Réguler l’incertitude, c’était créer des sociétés – comme dit Peter Sloterdijk – qui sont comme des serres chaudes, avec une température réglée, avec des systèmes sociaux où chacun se sent dans une sécurité optimale et optimisée. Or, d’un seul coup, la réincursion de cette mort invisible, de cette mort virale – au sens propre – qui peut se diffuser partout, toucher n’importe qui, dans n’importe quel pays, quelle que soit sa race, sa richesse, son poste… Cela crée une anxiété générale. Parce que la mort, c’est ce contre quoi l’humanité a essayé de lutter depuis ses origines.
Qu’est-ce que la mort ? La mort, ce n’est pas quelque chose qui existe de façon objective. Comme disait Épicure : lorsque nous sommes morts, ça ne nous regarde plus. Et lorsque nous ne sommes pas morts, ça ne nous regarde pas encore ! Donc la mort, finalement, ne nous concerne jamais.

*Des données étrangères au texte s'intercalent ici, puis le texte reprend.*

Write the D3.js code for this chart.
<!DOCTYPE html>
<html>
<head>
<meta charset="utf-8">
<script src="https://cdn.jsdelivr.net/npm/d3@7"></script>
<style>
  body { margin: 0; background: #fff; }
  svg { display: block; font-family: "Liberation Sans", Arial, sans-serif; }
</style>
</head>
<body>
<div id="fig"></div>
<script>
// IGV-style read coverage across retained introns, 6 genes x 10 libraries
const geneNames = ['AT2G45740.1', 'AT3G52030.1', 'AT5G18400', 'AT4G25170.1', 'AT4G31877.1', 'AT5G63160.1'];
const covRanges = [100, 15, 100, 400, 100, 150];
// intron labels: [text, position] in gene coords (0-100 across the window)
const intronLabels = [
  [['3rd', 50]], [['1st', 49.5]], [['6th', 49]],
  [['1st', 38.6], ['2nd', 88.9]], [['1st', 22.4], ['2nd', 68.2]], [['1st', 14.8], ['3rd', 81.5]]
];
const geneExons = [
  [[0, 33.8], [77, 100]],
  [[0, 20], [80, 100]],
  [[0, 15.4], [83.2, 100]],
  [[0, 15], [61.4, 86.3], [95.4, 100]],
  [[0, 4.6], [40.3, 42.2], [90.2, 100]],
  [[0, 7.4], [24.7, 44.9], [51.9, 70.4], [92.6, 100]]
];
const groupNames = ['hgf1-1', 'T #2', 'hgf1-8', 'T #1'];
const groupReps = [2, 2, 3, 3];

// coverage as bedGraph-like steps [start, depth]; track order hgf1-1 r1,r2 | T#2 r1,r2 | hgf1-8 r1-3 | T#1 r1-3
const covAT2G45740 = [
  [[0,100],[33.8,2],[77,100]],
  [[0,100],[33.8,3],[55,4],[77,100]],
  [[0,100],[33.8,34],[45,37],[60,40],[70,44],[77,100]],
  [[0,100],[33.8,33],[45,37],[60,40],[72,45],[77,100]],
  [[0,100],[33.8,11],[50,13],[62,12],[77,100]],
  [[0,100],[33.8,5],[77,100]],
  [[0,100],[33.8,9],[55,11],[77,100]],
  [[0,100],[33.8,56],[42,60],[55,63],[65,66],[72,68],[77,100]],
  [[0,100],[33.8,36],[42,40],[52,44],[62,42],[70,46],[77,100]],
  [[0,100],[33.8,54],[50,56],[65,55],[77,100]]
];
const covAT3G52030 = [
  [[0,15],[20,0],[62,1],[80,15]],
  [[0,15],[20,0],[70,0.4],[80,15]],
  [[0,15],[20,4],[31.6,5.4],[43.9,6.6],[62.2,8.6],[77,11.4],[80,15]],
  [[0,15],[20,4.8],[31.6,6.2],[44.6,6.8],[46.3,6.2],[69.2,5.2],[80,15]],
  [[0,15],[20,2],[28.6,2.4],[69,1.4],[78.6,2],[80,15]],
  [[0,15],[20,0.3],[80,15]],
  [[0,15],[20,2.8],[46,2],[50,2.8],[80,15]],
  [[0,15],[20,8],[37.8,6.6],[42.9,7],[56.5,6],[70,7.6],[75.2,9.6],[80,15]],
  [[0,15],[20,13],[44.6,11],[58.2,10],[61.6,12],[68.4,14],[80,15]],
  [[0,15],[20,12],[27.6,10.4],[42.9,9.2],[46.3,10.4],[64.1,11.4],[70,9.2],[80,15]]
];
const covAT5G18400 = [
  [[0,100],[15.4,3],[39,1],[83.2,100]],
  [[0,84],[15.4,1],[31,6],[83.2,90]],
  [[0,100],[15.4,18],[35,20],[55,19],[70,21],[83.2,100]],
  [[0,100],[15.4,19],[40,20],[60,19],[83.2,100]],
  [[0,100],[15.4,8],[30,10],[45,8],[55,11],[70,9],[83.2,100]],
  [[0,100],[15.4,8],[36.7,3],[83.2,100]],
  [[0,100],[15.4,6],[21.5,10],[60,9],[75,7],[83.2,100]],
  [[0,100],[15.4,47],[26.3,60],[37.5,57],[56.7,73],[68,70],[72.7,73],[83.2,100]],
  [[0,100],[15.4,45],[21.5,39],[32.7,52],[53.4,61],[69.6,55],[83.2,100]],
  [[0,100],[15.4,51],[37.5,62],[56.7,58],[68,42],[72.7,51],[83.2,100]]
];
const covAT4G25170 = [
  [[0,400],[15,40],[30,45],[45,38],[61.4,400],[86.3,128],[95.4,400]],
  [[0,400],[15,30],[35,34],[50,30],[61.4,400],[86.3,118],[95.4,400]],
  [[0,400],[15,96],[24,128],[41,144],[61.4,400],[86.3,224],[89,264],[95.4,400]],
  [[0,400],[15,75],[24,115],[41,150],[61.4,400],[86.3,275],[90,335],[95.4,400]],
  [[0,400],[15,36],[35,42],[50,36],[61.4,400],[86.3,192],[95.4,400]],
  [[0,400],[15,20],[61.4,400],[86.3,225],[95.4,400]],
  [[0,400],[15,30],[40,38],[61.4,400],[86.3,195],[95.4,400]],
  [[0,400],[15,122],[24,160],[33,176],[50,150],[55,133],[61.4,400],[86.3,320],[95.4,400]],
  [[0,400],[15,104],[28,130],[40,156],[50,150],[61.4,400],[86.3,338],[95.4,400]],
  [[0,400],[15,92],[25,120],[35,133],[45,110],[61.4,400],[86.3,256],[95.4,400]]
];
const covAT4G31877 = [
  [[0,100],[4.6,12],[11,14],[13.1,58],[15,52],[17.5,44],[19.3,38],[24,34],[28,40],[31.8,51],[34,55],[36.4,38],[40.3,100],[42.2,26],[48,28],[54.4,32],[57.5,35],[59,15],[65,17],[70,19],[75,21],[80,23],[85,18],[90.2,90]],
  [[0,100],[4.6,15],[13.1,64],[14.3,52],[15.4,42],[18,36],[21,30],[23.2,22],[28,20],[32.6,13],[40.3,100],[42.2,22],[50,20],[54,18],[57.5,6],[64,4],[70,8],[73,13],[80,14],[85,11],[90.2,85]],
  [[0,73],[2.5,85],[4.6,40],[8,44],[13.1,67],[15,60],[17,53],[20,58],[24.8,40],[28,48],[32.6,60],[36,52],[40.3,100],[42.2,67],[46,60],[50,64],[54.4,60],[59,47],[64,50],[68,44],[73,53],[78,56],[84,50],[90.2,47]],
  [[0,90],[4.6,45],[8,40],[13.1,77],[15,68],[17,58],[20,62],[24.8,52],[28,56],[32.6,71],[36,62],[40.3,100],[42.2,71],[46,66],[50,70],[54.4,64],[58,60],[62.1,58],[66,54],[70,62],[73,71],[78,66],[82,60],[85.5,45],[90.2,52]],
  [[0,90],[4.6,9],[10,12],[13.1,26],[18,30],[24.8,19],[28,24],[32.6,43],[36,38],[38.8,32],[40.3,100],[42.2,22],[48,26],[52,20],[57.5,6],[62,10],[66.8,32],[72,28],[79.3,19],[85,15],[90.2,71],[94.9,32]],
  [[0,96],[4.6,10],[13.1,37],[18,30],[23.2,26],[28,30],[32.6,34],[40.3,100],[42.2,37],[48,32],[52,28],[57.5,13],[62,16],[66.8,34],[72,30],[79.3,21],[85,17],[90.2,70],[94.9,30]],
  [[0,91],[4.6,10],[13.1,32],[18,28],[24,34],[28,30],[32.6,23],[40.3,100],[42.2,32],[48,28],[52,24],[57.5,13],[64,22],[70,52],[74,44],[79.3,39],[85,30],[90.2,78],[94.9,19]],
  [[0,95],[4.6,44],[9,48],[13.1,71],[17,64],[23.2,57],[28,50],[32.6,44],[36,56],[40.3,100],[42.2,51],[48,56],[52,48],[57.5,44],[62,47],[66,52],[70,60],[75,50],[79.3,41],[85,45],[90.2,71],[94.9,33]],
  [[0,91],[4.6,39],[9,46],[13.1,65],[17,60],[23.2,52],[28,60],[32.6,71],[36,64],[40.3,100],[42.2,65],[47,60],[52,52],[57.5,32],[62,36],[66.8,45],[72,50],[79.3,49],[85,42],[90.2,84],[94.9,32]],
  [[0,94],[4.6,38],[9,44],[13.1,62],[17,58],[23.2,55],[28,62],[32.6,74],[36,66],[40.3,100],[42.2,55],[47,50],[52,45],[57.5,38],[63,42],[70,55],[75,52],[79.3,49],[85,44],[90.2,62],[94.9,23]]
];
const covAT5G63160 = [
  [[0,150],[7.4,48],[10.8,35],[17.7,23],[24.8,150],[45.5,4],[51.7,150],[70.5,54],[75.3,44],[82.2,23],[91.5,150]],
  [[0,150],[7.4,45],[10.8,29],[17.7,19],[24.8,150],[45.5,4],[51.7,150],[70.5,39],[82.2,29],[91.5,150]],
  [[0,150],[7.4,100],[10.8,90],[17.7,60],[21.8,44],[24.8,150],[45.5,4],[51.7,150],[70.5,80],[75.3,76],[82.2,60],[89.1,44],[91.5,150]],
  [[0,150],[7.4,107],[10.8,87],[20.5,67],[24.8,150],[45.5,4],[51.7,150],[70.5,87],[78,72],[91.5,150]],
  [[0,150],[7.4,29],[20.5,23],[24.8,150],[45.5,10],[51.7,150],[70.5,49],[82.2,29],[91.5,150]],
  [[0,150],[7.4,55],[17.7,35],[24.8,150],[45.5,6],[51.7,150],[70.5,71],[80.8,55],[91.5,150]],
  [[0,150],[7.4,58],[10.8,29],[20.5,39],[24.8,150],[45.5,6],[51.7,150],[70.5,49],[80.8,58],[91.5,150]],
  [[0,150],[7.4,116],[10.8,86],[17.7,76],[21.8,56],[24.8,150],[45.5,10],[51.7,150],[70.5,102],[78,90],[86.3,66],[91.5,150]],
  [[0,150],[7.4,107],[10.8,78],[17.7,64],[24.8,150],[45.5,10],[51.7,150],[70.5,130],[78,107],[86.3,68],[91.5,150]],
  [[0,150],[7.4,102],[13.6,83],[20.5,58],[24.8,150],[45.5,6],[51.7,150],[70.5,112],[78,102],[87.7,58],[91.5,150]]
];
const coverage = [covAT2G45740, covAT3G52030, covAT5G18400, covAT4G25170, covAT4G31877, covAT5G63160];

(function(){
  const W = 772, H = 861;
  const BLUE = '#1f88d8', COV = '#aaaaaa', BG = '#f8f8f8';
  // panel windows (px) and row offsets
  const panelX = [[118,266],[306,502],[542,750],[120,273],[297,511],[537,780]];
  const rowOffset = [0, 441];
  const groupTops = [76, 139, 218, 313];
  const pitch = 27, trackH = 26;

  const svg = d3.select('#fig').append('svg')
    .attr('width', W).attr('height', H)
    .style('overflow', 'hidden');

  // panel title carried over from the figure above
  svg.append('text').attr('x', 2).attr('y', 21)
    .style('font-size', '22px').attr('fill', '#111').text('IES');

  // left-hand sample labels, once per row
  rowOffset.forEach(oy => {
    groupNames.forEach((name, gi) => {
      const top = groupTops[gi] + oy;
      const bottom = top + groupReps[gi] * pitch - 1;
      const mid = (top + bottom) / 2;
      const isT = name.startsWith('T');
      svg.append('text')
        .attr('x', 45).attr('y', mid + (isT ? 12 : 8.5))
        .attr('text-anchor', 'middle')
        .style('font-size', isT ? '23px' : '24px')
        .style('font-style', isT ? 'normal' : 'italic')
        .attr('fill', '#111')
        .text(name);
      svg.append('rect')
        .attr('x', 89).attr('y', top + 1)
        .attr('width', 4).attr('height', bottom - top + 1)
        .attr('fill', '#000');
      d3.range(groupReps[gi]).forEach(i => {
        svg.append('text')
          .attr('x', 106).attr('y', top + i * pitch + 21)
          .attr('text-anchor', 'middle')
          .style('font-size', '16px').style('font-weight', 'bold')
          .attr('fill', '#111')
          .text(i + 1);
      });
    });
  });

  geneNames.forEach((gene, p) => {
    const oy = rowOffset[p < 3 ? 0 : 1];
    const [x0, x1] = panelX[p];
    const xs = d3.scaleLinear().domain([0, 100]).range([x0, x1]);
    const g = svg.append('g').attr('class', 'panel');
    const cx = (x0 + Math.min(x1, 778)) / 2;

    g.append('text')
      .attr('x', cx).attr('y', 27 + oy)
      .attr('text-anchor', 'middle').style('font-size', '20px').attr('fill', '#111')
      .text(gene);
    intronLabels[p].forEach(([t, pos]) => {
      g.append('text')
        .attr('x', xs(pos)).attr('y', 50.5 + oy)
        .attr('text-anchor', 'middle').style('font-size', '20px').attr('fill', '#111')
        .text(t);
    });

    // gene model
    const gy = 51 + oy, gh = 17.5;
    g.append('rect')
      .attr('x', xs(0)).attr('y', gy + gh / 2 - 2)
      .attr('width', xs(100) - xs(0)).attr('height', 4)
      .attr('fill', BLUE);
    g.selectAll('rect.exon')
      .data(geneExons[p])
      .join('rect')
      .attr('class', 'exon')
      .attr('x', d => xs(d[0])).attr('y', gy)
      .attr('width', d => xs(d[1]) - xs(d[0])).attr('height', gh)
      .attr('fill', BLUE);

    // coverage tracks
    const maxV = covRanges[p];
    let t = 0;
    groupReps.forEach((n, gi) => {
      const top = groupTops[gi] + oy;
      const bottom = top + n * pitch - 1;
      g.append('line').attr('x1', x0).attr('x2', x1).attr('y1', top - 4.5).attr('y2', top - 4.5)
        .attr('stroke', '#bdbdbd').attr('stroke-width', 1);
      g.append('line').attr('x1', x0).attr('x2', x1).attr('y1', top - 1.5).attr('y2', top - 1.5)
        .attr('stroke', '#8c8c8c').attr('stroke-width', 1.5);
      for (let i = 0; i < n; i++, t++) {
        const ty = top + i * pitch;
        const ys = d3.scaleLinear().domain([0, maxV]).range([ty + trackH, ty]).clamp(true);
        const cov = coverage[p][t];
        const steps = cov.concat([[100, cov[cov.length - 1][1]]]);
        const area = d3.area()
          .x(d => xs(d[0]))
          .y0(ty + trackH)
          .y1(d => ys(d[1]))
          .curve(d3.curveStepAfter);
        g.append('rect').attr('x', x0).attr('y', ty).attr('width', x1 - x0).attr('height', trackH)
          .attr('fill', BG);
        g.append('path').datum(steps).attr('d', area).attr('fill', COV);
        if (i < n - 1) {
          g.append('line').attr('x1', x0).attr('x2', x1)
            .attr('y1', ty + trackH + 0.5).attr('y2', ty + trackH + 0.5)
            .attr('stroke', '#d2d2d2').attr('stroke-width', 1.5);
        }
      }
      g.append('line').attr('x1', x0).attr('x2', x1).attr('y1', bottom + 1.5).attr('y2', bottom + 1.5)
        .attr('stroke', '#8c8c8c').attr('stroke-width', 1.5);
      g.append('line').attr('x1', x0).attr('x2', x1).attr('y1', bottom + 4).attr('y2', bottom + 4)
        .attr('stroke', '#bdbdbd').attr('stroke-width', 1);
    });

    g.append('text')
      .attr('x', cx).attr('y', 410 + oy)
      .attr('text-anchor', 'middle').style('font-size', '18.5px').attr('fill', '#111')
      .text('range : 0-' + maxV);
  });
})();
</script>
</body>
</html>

Et pourtant, on a le sentiment qu’elle nous concerne toujours parce que nous projetons notre vie. Les humains projettent l’image de ce qu’ils veulent devenir, de ce qu’ils seront : ils sont des êtres narratifs, il se racontent.

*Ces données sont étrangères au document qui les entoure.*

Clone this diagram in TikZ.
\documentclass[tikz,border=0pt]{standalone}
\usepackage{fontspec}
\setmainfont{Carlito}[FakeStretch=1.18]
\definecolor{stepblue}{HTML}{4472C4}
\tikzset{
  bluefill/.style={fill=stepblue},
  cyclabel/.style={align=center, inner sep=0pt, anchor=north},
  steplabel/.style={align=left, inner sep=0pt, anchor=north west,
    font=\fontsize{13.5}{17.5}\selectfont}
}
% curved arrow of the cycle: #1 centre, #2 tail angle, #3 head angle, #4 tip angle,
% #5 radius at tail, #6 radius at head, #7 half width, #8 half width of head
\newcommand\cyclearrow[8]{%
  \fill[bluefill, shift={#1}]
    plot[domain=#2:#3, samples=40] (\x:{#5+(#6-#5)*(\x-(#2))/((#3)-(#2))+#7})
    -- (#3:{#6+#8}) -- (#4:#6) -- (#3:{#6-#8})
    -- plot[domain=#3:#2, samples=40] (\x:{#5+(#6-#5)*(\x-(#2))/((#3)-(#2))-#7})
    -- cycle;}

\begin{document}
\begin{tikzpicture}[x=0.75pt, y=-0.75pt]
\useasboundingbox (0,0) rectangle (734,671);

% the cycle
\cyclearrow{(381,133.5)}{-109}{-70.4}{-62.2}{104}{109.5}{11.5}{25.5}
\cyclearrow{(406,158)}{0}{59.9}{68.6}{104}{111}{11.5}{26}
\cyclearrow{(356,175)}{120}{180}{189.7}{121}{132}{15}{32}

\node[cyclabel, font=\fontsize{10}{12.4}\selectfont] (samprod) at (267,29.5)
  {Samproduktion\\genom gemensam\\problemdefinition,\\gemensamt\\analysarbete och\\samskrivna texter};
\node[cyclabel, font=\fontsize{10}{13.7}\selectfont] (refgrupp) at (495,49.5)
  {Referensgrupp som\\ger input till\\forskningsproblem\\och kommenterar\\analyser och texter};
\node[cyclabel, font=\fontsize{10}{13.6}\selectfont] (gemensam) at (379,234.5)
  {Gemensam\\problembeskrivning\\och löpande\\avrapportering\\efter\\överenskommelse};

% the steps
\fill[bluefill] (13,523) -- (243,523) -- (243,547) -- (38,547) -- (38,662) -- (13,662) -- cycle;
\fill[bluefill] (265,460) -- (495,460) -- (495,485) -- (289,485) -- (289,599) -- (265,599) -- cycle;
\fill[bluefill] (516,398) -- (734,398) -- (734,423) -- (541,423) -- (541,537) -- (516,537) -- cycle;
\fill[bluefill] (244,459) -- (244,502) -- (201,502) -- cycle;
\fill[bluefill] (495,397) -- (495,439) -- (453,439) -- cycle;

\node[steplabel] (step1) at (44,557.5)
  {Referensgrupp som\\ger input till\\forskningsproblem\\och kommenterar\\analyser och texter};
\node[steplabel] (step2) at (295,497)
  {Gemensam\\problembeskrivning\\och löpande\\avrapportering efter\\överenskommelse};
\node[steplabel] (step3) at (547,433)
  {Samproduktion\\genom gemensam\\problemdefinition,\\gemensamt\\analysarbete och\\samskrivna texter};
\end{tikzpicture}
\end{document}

« La mort est un angle mort dans notre perspective »
Or, qu’est-ce que la mort ? La mort, c’est l’idée insupportable que cette narration peut s’arrêter à n’importe quel moment en sortant de chez soi. C’est pour ça que j’appelle ça « l’angle mort » : la mort est un angle mort dans notre perspective. Un peu comme quand nous regardons notre rétroviseur et que nous nous apprêtons à doubler. 99,999 % du temps, on peut doubler sans problème, mais il y a toujours quelque chose d’infime que même les rétroviseurs n’arrivent pas à gérer.
Ça, c’est ce qui va provoquer l’accident. Et l’accident, c’est l’image de la mort possible. Aujourd’hui, le Covid-19, c’est l’image de la mort possible qui ressurgit alors que nous avions le sentiment que la science avait limité tout ça grâce à ces sociétés que nous avons construites : des sociétés sans risques. C’est une remise en cause des scientifiques, de la modernité dans son ensemble, de nos sociétés rationnelles. C’est la réintroduction de l’irrationnel : c’est ça qui crée cette nouvelle angoisse.

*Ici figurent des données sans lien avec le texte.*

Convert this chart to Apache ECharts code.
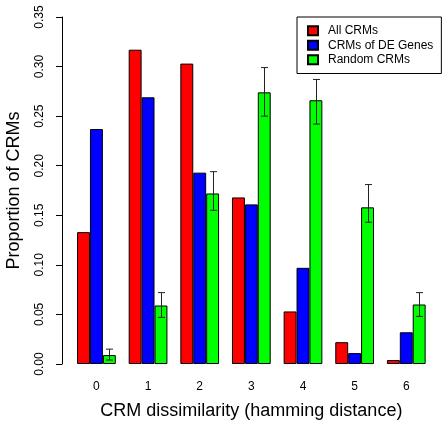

« Une paralysie exceptionnelle de notre société et une fragilisation de nos institutions »
Et puis il y a un deuxième phénomène qui amplifie cette anxiété de la mort : nous sommes dans une société de médias. C’est-à-dire une société de médias comme au XXème siècle, où il y avait des producteurs et des récepteurs, mais aussi une société où tout le monde produit et reçoit de l’information. Cette production et cette réception de l’information en temps réel, ça fait que les gens racontent leur vie. Mais ils racontent leur vie à l’échelle planétaire et ils reçoivent la vie des autres à l’échelle planétaire ! Ils n’ont plus de distance. Ça part dans tous les sens.
C’est amplifié par les chaînes d’info en continu, relayées par les réseaux sociaux. Chacun a des informations, semble bien informé sur le Covid-19, mais plus personne ne sait ce qui est vrai et ce qui est une fake news. Tout cela amplifie cette nouvelle anxiété vis-à-vis de la mort. Je crois que c’est ça qui a participé à cette paralysie exceptionnelle de notre société et à cette fragilisation de nos institutions démocratiques et de nos institutions en général, pas seulement en Europe, pas seulement aux États-Unis, pas seulement en Asie, mais partout dans le monde.